For some, brooding on possible deaths is seen as a negative or depressing pastime. For others, it's an enjoyable activity to while away a dull afternoon. I tend to fall into the latter category. It need not be a solitary activity but something the whole family can enjoy. Who has ever managed to repulse themselves by thinking of a truly gruesome demise? The imagination is a richly textured environment with which to explore that unimaginable moment. There is great diversity within these imaginings (many desired ways to expire are fanciful Leary-esque options too chemically complex to investigite here) but there is general consensus on three points:

1. Fire would be a lousy way to go.

2. Drowning would be OK.

3. No-one wants an embarrassing death.

An embarrassing death is any death where, if you had lived, you'd have said, "What a stupid thing to do." He was checking out a gas leak and didn't have a torch so he lit a match. He attempted to remove his own appendix with a grapefruit spoon. He sought to breastfeed an orphaned piranha. He had a heart attack, with his trousers round his ankles, while he was linked up to some B-grade filth on the Internet.

They're the stories we come across every other day. The embarrassing death that makes the afternoon papers and has people chortling on their way home from work. The sort of death that brings joy to strangers.

The sort of death that makes an amusing short film. The sort of death that is preceded by the exclamation: Oops! The sort of death that comes the focal point of after-dinner conversation in inner-city apartments, with groups of bloated, coiffured dandies discussing the intimate details of your final gasp. It's bad enough to have your name bandied about while you're living, but imagine the shame once you've gone. Of course, it's something you don't have to live with, but the idea alone is enough to cause you eternal pain in the afterlife.

Almost any death could lead down the avenue to shame. An old gent slips on a banana peel in the shower. Suddenly there are all these questions left unanswered. What was a banana peel doing in the shower? What happened to the rest of the banana? What was the old man doing in a shower miles from his own home?

I have always believed that an embarrassing end lies in wait for me, because whenever I am ludicrously happy I tend to become life-threateningly clumsy. (Oddly, it is only after spending days on end contemplating my death that I excel in the art of living.) I have witnessed this type of pathology with many other people and I'm grateful it's not mine alone (though I must confess on occasion the "ludicrous happiness" is a byproduct of alcohol, which may affect my motor coordination).

In this way, moments of unbridled joy are often accompanied by the proximity of eternal rest.
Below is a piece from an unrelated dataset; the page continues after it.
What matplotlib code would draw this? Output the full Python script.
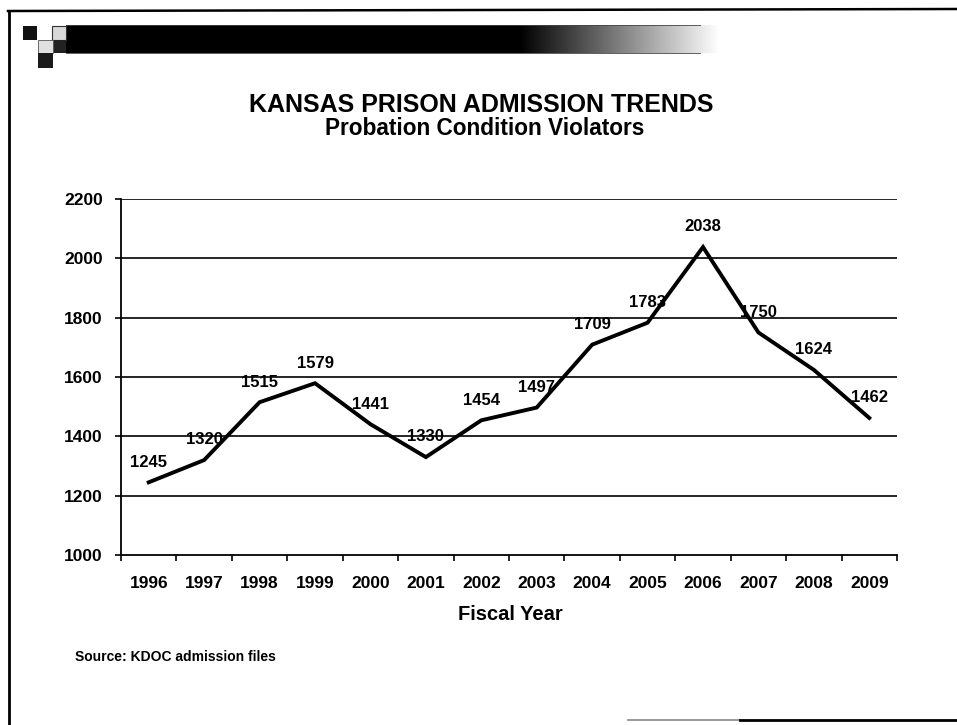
import numpy as np
import matplotlib
matplotlib.use("Agg")
import matplotlib.pyplot as plt
from matplotlib.patches import Rectangle
from matplotlib.lines import Line2D

plt.rcParams["font.family"] = ["Liberation Sans", "DejaVu Sans"]
plt.rcParams["font.weight"] = "bold"

years = ["1996", "1997", "1998", "1999", "2000", "2001", "2002",
         "2003", "2004", "2005", "2006", "2007", "2008", "2009"]
admissions = [1245, 1320, 1515, 1579, 1441, 1330, 1454,
              1497, 1709, 1783, 2038, 1750, 1624, 1462]
y_ticks = [1000, 1200, 1400, 1600, 1800, 2000, 2200]

W, H = 957, 725
fig = plt.figure(figsize=(W / 100, H / 100), dpi=100)
fig.patch.set_facecolor("white")


def fx(px):
    return px / W


def fy(py):
    return 1 - py / H


# ---- slide frame and header decoration ----
deco = fig.add_axes([0, 0, 1, 1], zorder=0)
deco.set_xlim(0, W)
deco.set_ylim(H, 0)
deco.axis("off")

deco.add_line(Line2D([8, W], [11, 9], color="black", lw=1.8))
deco.add_line(Line2D([9, 9], [11, H], color="black", lw=2.0))
deco.add_line(Line2D([628, 740], [720, 720], color="#888888", lw=1.2))
deco.add_line(Line2D([740, W], [720, 720], color="black", lw=2.0))

# gradient band: solid black fading out to the right
grad_x = np.linspace(66, 730, 600)
fade = np.clip((grad_x - 520) / (720 - 520), 0, 1)
band = np.tile(fade, (10, 1))
deco.imshow(band, cmap="gray", vmin=0, vmax=1, aspect="auto",
            extent=[66, 730, 53, 25], interpolation="bilinear", zorder=1)
deco.add_line(Line2D([66, 700], [25, 25], color="#444444", lw=0.6))
deco.add_line(Line2D([66, 700], [53, 53], color="#444444", lw=0.6))

deco.add_patch(Rectangle((23, 26), 14, 14, facecolor="#111111", edgecolor="none", zorder=2))
deco.add_patch(Rectangle((52, 26), 14, 14, facecolor="#d8d8d8", edgecolor="#333333", lw=0.8, zorder=2))
deco.add_patch(Rectangle((53, 40), 13, 13, facecolor="#222222", edgecolor="none", zorder=2))
deco.add_patch(Rectangle((38, 40), 15, 13, facecolor="#e0e0e0", edgecolor="#555555", lw=0.6, zorder=2))
deco.add_patch(Rectangle((38, 53), 15, 15, facecolor="#1a1a1a", edgecolor="none", zorder=2))

# ---- titles ----
fig.text(fx(481), fy(112), "KANSAS PRISON ADMISSION TRENDS", ha="center", va="baseline",
         fontsize=18, fontweight="bold", color="black")
fig.text(fx(485), fy(135), "Probation Condition Violators", ha="center", va="baseline",
         fontsize=16.3, fontweight="bold", color="black")

# ---- chart ----
left, right, top, bottom = 121, 897, 199, 555
ax = fig.add_axes([fx(left), fy(bottom), fx(right - left), (bottom - top) / H], zorder=2)
ax.set_facecolor("none")

x = np.arange(len(years))
ax.plot(x, admissions, color="black", lw=2.8, solid_joinstyle="miter", zorder=3)

for xi, v in zip(x, admissions):
    ax.annotate(str(v), (xi, v), xytext=(0, 14.5), textcoords="offset points",
                ha="center", va="center", fontsize=12, fontweight="bold",
                color="black", zorder=4)

ax.set_xlim(-0.5, len(years) - 0.5)
ax.set_ylim(y_ticks[0], y_ticks[-1])
ax.set_yticks(y_ticks)
ax.set_yticklabels([str(t) for t in y_ticks], fontsize=12.5, fontweight="bold")
ax.set_xticks(x)
ax.set_xticklabels(years, fontsize=12.5, fontweight="bold")
ax.set_xticks(np.arange(-0.5, len(years)), minor=True)
ax.tick_params(axis="x", which="major", length=0, pad=15)
ax.tick_params(axis="x", which="minor", length=4, width=1.2, direction="out", color="black")
ax.tick_params(axis="y", which="major", length=4, width=1.2, direction="out", pad=9, color="black")

for t in y_ticks[1:]:
    ax.axhline(t, color="black", lw=1.2, zorder=1)

for side in ("top", "right"):
    ax.spines[side].set_visible(False)
for side in ("left", "bottom"):
    ax.spines[side].set_linewidth(1.3)
    ax.spines[side].set_color("black")

fig.text(fx(510), fy(614), "Fiscal Year", ha="center", va="center",
         fontsize=14.5, fontweight="bold", color="black")
fig.text(fx(75), fy(657), "Source: KDOC admission files", ha="left", va="center",
         fontsize=10, fontweight="bold", color="black")

fig.savefig("out.png", dpi=100, facecolor="white")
It might have something to do with the invulnerability we experience when we're truly happy. But happiness is deceptive. It's no defence against a car careening out of the night. And there is no way mirth can protect you from failing crates. And, if you have an uncontrollable giggling fit as you're pursued across the Kalahari by ferocious beasts, then you'll get torn apart.
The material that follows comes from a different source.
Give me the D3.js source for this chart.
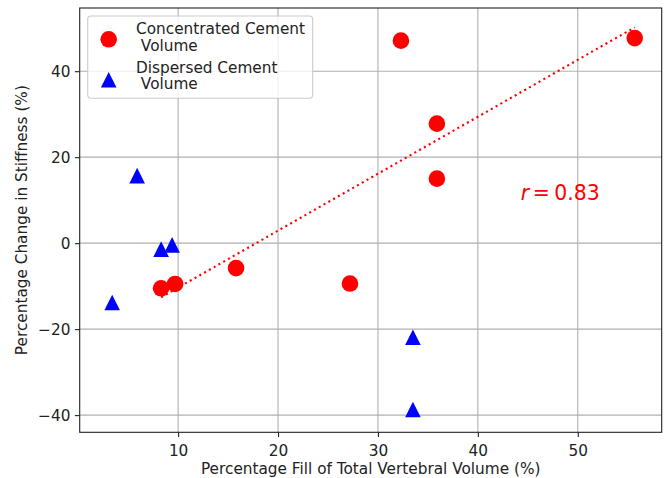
<!DOCTYPE html>
<html>
<head>
<meta charset="utf-8">
<script src="https://cdn.jsdelivr.net/npm/d3@7"></script>
<style>
  html, body { margin: 0; padding: 0; background: #fff; }
  svg { display: block; font-family: "DejaVu Sans", sans-serif; }
</style>
</head>
<body>
<svg id="chart" width="664" height="478"></svg>
<script>
// ---- data ----
const concX = [8.3, 9.7, 15.8, 27.2, 32.3, 35.9, 35.9, 55.7];
const concY = [-10.5, -9.5, -5.8, -9.4, 47.1, 27.8, 15.0, 47.7];
const dispX = [5.9, 8.3, 9.4, 3.4, 33.5, 33.5];
const dispY = [15.7, -1.4, -0.4, -13.8, -21.9, -38.7];
const fitX = [8.3, 55.7];
const fitY = [-12.6, 50.2];
const xTicks = [10, 20, 30, 40, 50];
const yTicks = [-40, -20, 0, 20, 40];
const rLabel = "0.83";

// ---- layout ----
const FS = "15.3px";
const svg = d3.select("#chart");
const L = 79.7, R = 661.7, T = 8, B = 432.3;
const x = d3.scaleLinear().domain([0.15, 58.4]).range([L, R]);
const y = d3.scaleLinear().domain([-44, 54.7]).range([B, T]);

// grid
const grid = svg.append("g");
grid.selectAll("line.vx").data(xTicks).join("line")
  .attr("x1", d => x(d)).attr("x2", d => x(d)).attr("y1", T).attr("y2", B)
  .attr("stroke", "#b0b0b0").attr("stroke-width", 1.1);
grid.selectAll("line.hy").data(yTicks).join("line")
  .attr("y1", d => y(d)).attr("y2", d => y(d)).attr("x1", L).attr("x2", R)
  .attr("stroke", "#b0b0b0").attr("stroke-width", 1.1);

// axes
const xAxis = d3.axisBottom(x).tickValues(xTicks).tickSize(4.8).tickPadding(4.5).tickFormat(d3.format("d"));
const yAxis = d3.axisLeft(y).tickValues(yTicks).tickSize(4.8).tickPadding(4.5)
  .tickFormat(d => (d < 0 ? "\u2212" + Math.abs(d) : String(d)));
const gx = svg.append("g").attr("transform", `translate(0,${B})`).call(xAxis);
const gy = svg.append("g").attr("transform", `translate(${L},0)`).call(yAxis);
[gx, gy].forEach(g => {
  g.select(".domain").remove();
  g.selectAll(".tick line").attr("stroke", "#222").attr("stroke-width", 1.1);
  g.selectAll(".tick text").attr("fill", "#222").style("font-size", FS)
    .style("font-family", "DejaVu Sans, sans-serif");
});
gx.selectAll(".tick text").attr("dy", "0.95em");

// data marks
const marks = svg.append("g");
marks.selectAll("circle").data(concX.map((d, i) => [d, concY[i]])).join("circle")
  .attr("cx", d => x(d[0])).attr("cy", d => y(d[1])).attr("r", 8.3).attr("fill", "#ff0000");
const tri = s => `M0,${-s}L${-s},${s}L${s},${s}Z`;
marks.selectAll("path").data(dispX.map((d, i) => [d, dispY[i]])).join("path")
  .attr("d", tri(7.8))
  .attr("transform", d => `translate(${x(d[0])},${y(d[1])})`)
  .attr("fill", "#0000ff");

// fit line
const line = d3.line().x(d => x(d[0])).y(d => y(d[1]));
svg.append("path").datum(fitX.map((d, i) => [d, fitY[i]]))
  .attr("d", line).attr("fill", "none").attr("stroke", "#ff0000")
  .attr("stroke-width", 2.1).attr("stroke-dasharray", "2.1,3.4");

// spines
svg.append("rect").attr("x", L).attr("y", T).attr("width", R - L).attr("height", B - T)
  .attr("fill", "none").attr("stroke", "#222").attr("stroke-width", 1.1);

// r label
const rt = svg.append("text").attr("x", x(44.3)).attr("y", y(10)).attr("fill", "#ff0000")
  .style("font-size", "20.4px");
rt.append("tspan").attr("font-style", "italic").text("r");
rt.append("tspan").attr("dx", 3.5).text("=");
rt.append("tspan").attr("dx", 4.5).text(rLabel);

// axis labels
svg.append("text").attr("x", (L + R) / 2).attr("y", 474).attr("text-anchor", "middle")
  .attr("fill", "#222").style("font-size", FS)
  .text("Percentage Fill of Total Vertebral Volume (%)");
svg.append("text").attr("transform", `translate(27,${(T + B) / 2}) rotate(-90)`)
  .attr("text-anchor", "middle").attr("fill", "#222").style("font-size", FS)
  .text("Percentage Change in Stiffness (%)");

// legend
const lg = svg.append("g");
lg.append("rect").attr("x", 87.7).attr("y", 16).attr("width", 225).attr("height", 82.3)
  .attr("rx", 3.5).attr("fill", "#fff").attr("fill-opacity", 0.8)
  .attr("stroke", "#cccccc").attr("stroke-width", 1.1);
lg.append("circle").attr("cx", 108.7).attr("cy", 39.3).attr("r", 8.3).attr("fill", "#ff0000");
lg.append("path").attr("d", tri(7.8)).attr("transform", "translate(108.7,79.7)").attr("fill", "#0000ff");
const legendLabels = [["Concentrated Cement", "\u00a0Volume"], ["Dispersed Cement", "\u00a0Volume"]];
legendLabels.forEach((lines, i) => {
  const t = lg.append("text").attr("x", 136).attr("y", 34 + i * 38.7)
    .attr("fill", "#222").style("font-size", FS);
  lines.forEach((s, j) => t.append("tspan").attr("x", 136).attr("dy", j === 0 ? 0 : 16.7).text(s));
});
</script>
</body>
</html>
Evolution has seen to it that only the sensible survive. Happiness momentarily distracts us from the difficult task of living, the difficult task of self-preservation. This is why wild animals are wary of giggling and you rarely, if ever, see them laugh. Humanity, on the other hand, has created secure environments so we can cack, snigger and guffaw in relative safety. When we laugh we let ourselves go and, in that uniquely human moment, we become most vulnerable.

* Every time I have to type these letters - r, t, f, g - I feel a moderate amount of pain. When I am forced to bend my slowly healing Finger back to reach the c or the v keys, I am in serious danger of opening the wound afresh. For this reason there may be a deficiency of words in this article using those letters.